[Records with drawing code]
..........

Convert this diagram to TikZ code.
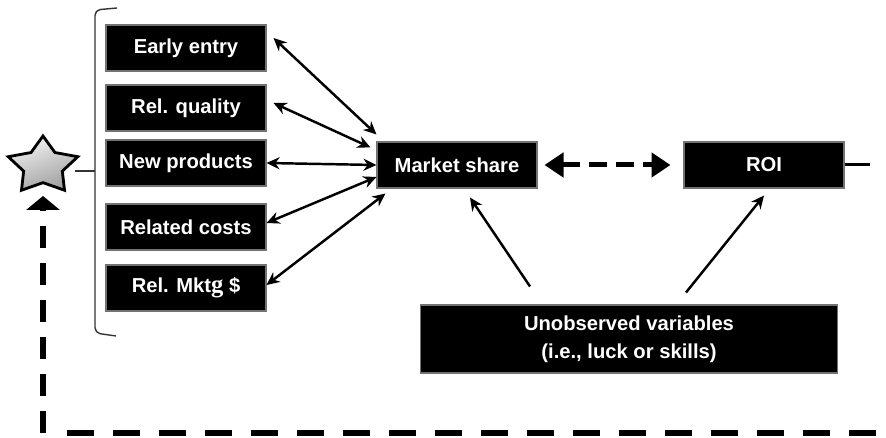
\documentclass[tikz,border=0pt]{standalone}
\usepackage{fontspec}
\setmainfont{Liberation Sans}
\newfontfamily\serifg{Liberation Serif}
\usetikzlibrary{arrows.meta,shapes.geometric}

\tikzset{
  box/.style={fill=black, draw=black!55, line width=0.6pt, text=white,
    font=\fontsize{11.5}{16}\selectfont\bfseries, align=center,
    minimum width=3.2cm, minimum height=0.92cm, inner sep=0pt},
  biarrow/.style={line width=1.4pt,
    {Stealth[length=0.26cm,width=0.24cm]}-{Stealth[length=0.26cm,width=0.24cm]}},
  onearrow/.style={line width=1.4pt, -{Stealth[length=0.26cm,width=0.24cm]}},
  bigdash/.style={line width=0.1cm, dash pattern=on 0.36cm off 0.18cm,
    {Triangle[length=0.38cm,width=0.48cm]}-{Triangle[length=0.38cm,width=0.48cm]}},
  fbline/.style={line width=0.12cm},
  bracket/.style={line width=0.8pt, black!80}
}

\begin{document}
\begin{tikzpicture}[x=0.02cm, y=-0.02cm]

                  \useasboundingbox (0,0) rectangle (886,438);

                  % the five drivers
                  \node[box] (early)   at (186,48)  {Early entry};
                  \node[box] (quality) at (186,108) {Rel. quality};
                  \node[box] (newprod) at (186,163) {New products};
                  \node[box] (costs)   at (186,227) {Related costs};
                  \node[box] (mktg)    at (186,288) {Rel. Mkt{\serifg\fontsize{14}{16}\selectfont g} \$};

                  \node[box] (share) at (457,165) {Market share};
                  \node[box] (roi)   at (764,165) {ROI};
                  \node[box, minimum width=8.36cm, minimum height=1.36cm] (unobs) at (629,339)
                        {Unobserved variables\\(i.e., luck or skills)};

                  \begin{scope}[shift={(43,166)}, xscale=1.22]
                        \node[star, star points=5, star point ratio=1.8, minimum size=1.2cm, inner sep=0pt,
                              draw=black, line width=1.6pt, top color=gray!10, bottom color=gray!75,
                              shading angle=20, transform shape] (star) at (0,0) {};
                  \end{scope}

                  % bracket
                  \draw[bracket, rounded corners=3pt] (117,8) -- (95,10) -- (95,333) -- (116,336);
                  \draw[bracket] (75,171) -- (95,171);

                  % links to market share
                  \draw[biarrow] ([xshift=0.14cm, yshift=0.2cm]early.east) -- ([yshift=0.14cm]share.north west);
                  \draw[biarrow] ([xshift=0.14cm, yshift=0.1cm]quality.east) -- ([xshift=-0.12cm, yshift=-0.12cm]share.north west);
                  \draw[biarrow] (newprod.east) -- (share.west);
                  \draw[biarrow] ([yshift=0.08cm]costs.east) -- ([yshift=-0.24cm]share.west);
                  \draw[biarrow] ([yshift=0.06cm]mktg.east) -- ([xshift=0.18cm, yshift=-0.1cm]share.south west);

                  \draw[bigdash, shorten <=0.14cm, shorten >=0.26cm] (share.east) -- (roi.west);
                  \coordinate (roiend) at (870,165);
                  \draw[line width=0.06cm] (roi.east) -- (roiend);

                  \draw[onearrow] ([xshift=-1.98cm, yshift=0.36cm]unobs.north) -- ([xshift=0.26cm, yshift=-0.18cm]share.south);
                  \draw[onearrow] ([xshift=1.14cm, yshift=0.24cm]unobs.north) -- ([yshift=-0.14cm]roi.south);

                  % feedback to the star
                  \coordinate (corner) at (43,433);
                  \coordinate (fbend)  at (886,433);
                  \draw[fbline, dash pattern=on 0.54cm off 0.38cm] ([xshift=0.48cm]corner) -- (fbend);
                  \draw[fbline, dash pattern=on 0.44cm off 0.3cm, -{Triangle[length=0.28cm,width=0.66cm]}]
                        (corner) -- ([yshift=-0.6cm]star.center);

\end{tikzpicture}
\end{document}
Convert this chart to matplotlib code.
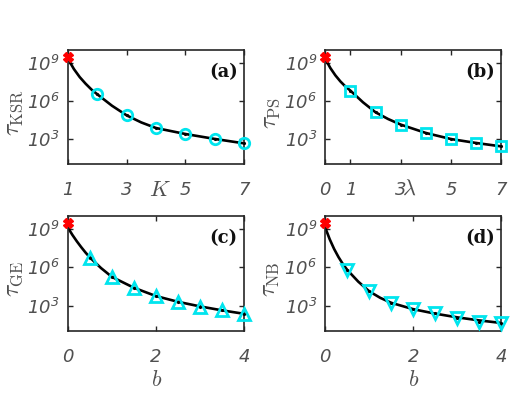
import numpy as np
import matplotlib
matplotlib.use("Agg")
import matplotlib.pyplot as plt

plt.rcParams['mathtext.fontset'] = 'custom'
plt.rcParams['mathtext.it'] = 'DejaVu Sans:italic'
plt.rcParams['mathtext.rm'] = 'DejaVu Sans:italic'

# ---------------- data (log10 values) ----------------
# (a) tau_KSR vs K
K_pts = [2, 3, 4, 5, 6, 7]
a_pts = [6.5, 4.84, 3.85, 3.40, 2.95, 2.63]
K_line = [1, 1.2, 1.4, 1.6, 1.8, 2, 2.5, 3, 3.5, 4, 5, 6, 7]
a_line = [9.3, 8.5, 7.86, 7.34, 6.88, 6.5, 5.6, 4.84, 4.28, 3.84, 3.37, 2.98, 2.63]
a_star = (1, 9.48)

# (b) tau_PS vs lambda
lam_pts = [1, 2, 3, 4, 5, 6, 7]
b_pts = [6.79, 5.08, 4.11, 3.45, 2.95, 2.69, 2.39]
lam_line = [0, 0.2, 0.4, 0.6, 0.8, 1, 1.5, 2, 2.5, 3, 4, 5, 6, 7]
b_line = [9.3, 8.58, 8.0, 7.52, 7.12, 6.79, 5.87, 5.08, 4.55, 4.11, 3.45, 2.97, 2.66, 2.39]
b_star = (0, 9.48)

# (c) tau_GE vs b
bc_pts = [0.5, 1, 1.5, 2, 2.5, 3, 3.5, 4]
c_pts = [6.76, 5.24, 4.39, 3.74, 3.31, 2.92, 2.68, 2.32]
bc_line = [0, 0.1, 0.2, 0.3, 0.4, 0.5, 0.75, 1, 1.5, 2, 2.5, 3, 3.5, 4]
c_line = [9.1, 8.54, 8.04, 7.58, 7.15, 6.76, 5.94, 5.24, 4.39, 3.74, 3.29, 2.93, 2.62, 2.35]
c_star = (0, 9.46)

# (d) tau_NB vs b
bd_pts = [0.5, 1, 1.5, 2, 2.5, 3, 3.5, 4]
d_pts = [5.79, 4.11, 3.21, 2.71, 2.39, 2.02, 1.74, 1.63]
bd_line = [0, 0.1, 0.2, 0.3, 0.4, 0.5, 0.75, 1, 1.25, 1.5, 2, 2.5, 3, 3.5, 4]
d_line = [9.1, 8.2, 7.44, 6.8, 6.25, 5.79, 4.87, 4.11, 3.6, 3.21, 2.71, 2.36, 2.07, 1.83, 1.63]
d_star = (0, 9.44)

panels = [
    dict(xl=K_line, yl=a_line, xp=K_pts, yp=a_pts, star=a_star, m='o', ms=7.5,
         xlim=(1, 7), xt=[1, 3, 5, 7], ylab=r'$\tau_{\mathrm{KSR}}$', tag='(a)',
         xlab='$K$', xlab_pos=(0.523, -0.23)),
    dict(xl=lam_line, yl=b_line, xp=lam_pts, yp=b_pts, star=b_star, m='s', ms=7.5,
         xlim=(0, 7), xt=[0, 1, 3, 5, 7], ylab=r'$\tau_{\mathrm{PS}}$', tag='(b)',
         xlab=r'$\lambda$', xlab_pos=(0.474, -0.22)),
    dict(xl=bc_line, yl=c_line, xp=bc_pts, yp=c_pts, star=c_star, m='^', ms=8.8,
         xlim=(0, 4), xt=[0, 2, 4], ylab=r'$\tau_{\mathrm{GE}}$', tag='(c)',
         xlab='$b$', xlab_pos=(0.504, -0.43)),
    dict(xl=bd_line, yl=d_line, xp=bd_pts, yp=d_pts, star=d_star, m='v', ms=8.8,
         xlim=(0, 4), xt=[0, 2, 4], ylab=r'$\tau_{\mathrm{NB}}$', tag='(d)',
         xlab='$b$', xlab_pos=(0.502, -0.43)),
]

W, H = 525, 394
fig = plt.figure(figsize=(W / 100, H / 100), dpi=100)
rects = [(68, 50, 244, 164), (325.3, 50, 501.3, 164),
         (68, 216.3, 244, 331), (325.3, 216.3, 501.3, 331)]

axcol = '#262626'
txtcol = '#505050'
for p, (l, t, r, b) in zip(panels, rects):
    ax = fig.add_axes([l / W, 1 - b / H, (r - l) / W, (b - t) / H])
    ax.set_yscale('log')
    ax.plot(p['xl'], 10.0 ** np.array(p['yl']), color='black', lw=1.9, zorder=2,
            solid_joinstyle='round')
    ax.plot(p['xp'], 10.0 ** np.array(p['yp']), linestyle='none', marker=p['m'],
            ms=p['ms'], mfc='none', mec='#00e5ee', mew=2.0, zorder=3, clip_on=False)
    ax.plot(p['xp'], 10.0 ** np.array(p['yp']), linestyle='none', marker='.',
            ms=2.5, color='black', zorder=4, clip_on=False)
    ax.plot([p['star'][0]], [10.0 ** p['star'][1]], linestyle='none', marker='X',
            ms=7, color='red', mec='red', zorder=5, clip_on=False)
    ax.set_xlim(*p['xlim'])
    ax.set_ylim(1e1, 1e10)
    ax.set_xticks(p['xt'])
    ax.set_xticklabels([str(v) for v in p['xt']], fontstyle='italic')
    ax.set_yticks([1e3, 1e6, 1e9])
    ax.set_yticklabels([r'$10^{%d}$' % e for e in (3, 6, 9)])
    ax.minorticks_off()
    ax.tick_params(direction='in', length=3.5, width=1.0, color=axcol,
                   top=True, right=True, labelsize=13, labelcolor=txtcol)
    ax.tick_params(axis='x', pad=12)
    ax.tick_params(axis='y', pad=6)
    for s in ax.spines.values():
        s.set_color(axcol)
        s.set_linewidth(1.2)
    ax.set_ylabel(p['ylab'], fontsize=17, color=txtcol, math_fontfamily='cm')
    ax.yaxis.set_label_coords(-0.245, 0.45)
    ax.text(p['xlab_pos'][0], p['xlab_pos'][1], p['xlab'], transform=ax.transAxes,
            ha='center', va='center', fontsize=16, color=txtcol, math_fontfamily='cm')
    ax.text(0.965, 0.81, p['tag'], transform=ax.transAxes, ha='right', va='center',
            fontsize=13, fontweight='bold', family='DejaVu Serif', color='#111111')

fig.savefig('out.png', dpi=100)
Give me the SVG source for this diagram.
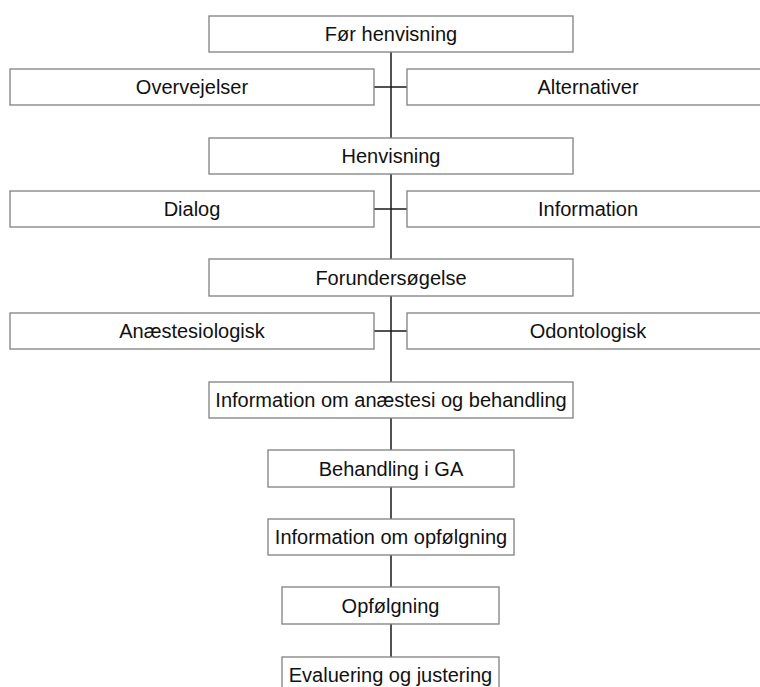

..........

-- What you are asked to do --
Show every line in the records above that contains the word "diagram".

-- Result --
Convert this diagram to TikZ code.
Give me the SVG source for this diagram.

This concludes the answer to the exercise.